DATA SHOWN:

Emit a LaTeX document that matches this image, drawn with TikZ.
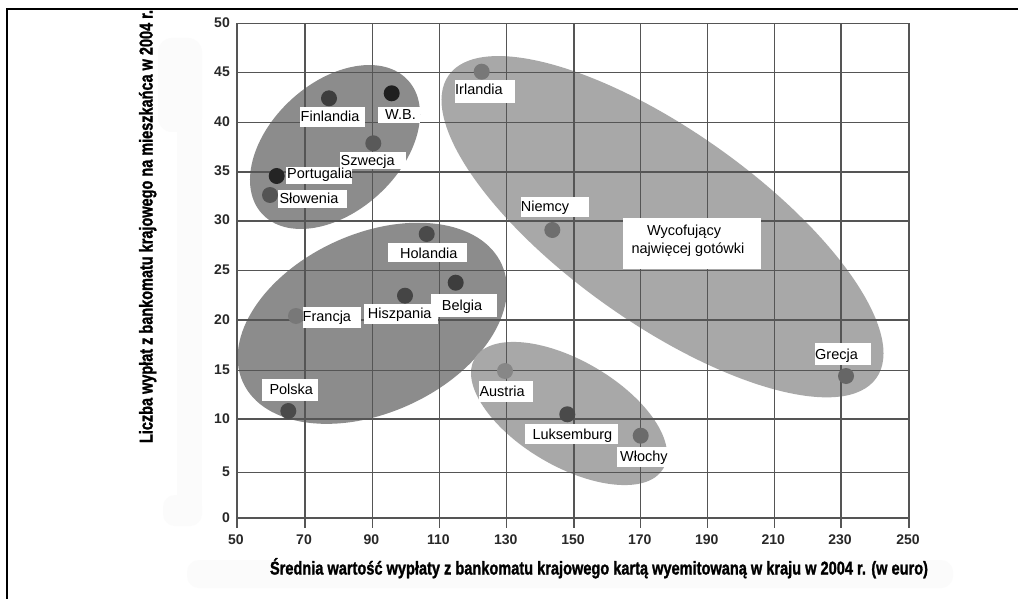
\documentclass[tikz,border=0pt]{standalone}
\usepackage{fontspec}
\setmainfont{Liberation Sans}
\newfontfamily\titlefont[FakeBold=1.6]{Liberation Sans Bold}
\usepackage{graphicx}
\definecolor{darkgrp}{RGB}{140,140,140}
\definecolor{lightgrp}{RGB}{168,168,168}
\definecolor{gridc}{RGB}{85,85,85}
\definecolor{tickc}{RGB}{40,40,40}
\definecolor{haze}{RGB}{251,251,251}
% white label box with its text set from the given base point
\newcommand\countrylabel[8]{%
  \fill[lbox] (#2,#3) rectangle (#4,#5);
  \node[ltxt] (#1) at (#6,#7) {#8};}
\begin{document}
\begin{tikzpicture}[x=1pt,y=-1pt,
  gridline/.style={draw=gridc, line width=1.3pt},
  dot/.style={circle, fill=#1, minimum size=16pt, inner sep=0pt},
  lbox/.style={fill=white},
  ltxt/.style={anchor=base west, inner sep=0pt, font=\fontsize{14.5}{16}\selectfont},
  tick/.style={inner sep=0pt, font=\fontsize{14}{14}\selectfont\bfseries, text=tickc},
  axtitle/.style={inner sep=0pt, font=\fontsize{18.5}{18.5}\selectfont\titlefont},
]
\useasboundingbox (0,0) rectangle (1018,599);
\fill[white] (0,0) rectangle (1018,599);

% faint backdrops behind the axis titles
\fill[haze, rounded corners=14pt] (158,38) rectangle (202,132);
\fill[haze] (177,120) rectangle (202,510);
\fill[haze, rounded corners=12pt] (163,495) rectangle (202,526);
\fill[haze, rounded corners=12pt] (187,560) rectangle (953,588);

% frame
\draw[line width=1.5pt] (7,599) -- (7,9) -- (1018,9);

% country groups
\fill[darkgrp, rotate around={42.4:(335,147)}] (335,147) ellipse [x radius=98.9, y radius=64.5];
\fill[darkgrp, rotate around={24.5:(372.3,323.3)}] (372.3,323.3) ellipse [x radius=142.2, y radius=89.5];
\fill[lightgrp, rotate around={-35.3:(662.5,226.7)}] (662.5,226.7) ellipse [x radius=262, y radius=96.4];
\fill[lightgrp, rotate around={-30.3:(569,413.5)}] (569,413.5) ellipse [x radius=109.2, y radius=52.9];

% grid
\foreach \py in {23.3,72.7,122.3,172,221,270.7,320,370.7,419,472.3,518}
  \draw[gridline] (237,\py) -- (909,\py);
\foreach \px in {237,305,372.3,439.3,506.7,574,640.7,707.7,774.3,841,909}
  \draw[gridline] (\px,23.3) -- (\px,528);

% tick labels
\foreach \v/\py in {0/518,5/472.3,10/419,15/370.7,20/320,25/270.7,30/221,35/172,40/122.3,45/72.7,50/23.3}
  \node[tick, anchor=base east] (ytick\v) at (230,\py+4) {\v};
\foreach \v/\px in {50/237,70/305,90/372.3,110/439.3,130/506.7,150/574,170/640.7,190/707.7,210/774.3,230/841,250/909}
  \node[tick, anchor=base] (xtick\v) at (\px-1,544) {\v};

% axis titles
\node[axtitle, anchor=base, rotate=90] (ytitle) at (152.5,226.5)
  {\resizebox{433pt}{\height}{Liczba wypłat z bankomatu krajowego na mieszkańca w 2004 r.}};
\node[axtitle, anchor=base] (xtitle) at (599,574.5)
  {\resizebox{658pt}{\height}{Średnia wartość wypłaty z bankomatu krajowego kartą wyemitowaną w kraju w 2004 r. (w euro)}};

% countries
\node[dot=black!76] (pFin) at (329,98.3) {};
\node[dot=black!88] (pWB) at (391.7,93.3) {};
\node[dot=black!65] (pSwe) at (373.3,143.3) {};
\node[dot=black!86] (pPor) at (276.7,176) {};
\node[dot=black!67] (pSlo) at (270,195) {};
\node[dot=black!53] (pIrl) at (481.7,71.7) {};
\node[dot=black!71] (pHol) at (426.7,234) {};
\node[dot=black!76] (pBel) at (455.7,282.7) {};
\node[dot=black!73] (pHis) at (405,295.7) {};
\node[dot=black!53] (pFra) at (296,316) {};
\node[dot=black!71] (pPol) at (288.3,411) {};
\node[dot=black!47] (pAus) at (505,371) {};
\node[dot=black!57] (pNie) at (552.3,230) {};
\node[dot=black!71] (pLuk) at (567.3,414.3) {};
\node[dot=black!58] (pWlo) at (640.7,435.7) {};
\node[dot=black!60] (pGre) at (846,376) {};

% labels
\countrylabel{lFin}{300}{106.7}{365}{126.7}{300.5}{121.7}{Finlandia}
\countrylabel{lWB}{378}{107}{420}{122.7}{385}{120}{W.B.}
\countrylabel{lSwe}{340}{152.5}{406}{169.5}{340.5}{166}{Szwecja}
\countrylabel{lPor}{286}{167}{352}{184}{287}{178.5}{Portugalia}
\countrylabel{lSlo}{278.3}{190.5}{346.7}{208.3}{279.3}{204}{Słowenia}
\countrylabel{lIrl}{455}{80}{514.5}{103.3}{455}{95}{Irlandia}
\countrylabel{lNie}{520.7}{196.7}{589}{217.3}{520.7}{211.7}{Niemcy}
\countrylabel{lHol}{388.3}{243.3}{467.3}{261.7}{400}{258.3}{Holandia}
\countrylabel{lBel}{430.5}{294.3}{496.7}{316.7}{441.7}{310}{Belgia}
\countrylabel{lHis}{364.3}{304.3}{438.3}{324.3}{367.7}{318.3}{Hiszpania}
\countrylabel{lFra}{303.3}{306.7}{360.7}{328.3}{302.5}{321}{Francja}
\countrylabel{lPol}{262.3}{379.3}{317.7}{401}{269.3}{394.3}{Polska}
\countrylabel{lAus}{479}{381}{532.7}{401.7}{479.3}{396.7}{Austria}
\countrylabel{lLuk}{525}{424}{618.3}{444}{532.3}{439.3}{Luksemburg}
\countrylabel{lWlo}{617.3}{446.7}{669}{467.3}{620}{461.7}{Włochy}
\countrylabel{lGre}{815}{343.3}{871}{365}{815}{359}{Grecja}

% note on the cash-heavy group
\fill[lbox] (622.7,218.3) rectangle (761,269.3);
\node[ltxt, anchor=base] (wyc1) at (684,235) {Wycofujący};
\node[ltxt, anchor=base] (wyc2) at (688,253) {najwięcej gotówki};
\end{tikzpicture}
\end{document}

WORK INSTRUCTIONS:
Reproduce every line exactly and omit all pictures.

SOLUTION TO THIS PROBLEM:
Emit a LaTeX document that matches this image, drawn with TikZ.
\documentclass[tikz,border=0pt]{standalone}
\usepackage{fontspec}
\setmainfont{Liberation Sans}
\newfontfamily\titlefont[FakeBold=1.6]{Liberation Sans Bold}
\usepackage{graphicx}
\definecolor{darkgrp}{RGB}{140,140,140}
\definecolor{lightgrp}{RGB}{168,168,168}
\definecolor{gridc}{RGB}{85,85,85}
\definecolor{tickc}{RGB}{40,40,40}
\definecolor{haze}{RGB}{251,251,251}
% white label box with its text set from the given base point
\newcommand\countrylabel[8]{%
  \fill[lbox] (#2,#3) rectangle (#4,#5);
  \node[ltxt] (#1) at (#6,#7) {#8};}
\begin{document}
\begin{tikzpicture}[x=1pt,y=-1pt,
  gridline/.style={draw=gridc, line width=1.3pt},
  dot/.style={circle, fill=#1, minimum size=16pt, inner sep=0pt},
  lbox/.style={fill=white},
  ltxt/.style={anchor=base west, inner sep=0pt, font=\fontsize{14.5}{16}\selectfont},
  tick/.style={inner sep=0pt, font=\fontsize{14}{14}\selectfont\bfseries, text=tickc},
  axtitle/.style={inner sep=0pt, font=\fontsize{18.5}{18.5}\selectfont\titlefont},
]
\useasboundingbox (0,0) rectangle (1018,599);
\fill[white] (0,0) rectangle (1018,599);

% faint backdrops behind the axis titles
\fill[haze, rounded corners=14pt] (158,38) rectangle (202,132);
\fill[haze] (177,120) rectangle (202,510);
\fill[haze, rounded corners=12pt] (163,495) rectangle (202,526);
\fill[haze, rounded corners=12pt] (187,560) rectangle (953,588);

% frame
\draw[line width=1.5pt] (7,599) -- (7,9) -- (1018,9);

% country groups
\fill[darkgrp, rotate around={42.4:(335,147)}] (335,147) ellipse [x radius=98.9, y radius=64.5];
\fill[darkgrp, rotate around={24.5:(372.3,323.3)}] (372.3,323.3) ellipse [x radius=142.2, y radius=89.5];
\fill[lightgrp, rotate around={-35.3:(662.5,226.7)}] (662.5,226.7) ellipse [x radius=262, y radius=96.4];
\fill[lightgrp, rotate around={-30.3:(569,413.5)}] (569,413.5) ellipse [x radius=109.2, y radius=52.9];

% grid
\foreach \py in {23.3,72.7,122.3,172,221,270.7,320,370.7,419,472.3,518}
  \draw[gridline] (237,\py) -- (909,\py);
\foreach \px in {237,305,372.3,439.3,506.7,574,640.7,707.7,774.3,841,909}
  \draw[gridline] (\px,23.3) -- (\px,528);

% tick labels
\foreach \v/\py in {0/518,5/472.3,10/419,15/370.7,20/320,25/270.7,30/221,35/172,40/122.3,45/72.7,50/23.3}
  \node[tick, anchor=base east] (ytick\v) at (230,\py+4) {\v};
\foreach \v/\px in {50/237,70/305,90/372.3,110/439.3,130/506.7,150/574,170/640.7,190/707.7,210/774.3,230/841,250/909}
  \node[tick, anchor=base] (xtick\v) at (\px-1,544) {\v};

% axis titles
\node[axtitle, anchor=base, rotate=90] (ytitle) at (152.5,226.5)
  {\resizebox{433pt}{\height}{Liczba wypłat z bankomatu krajowego na mieszkańca w 2004 r.}};
\node[axtitle, anchor=base] (xtitle) at (599,574.5)
  {\resizebox{658pt}{\height}{Średnia wartość wypłaty z bankomatu krajowego kartą wyemitowaną w kraju w 2004 r. (w euro)}};

% countries
\node[dot=black!76] (pFin) at (329,98.3) {};
\node[dot=black!88] (pWB) at (391.7,93.3) {};
\node[dot=black!65] (pSwe) at (373.3,143.3) {};
\node[dot=black!86] (pPor) at (276.7,176) {};
\node[dot=black!67] (pSlo) at (270,195) {};
\node[dot=black!53] (pIrl) at (481.7,71.7) {};
\node[dot=black!71] (pHol) at (426.7,234) {};
\node[dot=black!76] (pBel) at (455.7,282.7) {};
\node[dot=black!73] (pHis) at (405,295.7) {};
\node[dot=black!53] (pFra) at (296,316) {};
\node[dot=black!71] (pPol) at (288.3,411) {};
\node[dot=black!47] (pAus) at (505,371) {};
\node[dot=black!57] (pNie) at (552.3,230) {};
\node[dot=black!71] (pLuk) at (567.3,414.3) {};
\node[dot=black!58] (pWlo) at (640.7,435.7) {};
\node[dot=black!60] (pGre) at (846,376) {};

% labels
\countrylabel{lFin}{300}{106.7}{365}{126.7}{300.5}{121.7}{Finlandia}
\countrylabel{lWB}{378}{107}{420}{122.7}{385}{120}{W.B.}
\countrylabel{lSwe}{340}{152.5}{406}{169.5}{340.5}{166}{Szwecja}
\countrylabel{lPor}{286}{167}{352}{184}{287}{178.5}{Portugalia}
\countrylabel{lSlo}{278.3}{190.5}{346.7}{208.3}{279.3}{204}{Słowenia}
\countrylabel{lIrl}{455}{80}{514.5}{103.3}{455}{95}{Irlandia}
\countrylabel{lNie}{520.7}{196.7}{589}{217.3}{520.7}{211.7}{Niemcy}
\countrylabel{lHol}{388.3}{243.3}{467.3}{261.7}{400}{258.3}{Holandia}
\countrylabel{lBel}{430.5}{294.3}{496.7}{316.7}{441.7}{310}{Belgia}
\countrylabel{lHis}{364.3}{304.3}{438.3}{324.3}{367.7}{318.3}{Hiszpania}
\countrylabel{lFra}{303.3}{306.7}{360.7}{328.3}{302.5}{321}{Francja}
\countrylabel{lPol}{262.3}{379.3}{317.7}{401}{269.3}{394.3}{Polska}
\countrylabel{lAus}{479}{381}{532.7}{401.7}{479.3}{396.7}{Austria}
\countrylabel{lLuk}{525}{424}{618.3}{444}{532.3}{439.3}{Luksemburg}
\countrylabel{lWlo}{617.3}{446.7}{669}{467.3}{620}{461.7}{Włochy}
\countrylabel{lGre}{815}{343.3}{871}{365}{815}{359}{Grecja}

% note on the cash-heavy group
\fill[lbox] (622.7,218.3) rectangle (761,269.3);
\node[ltxt, anchor=base] (wyc1) at (684,235) {Wycofujący};
\node[ltxt, anchor=base] (wyc2) at (688,253) {najwięcej gotówki};
\end{tikzpicture}
\end{document}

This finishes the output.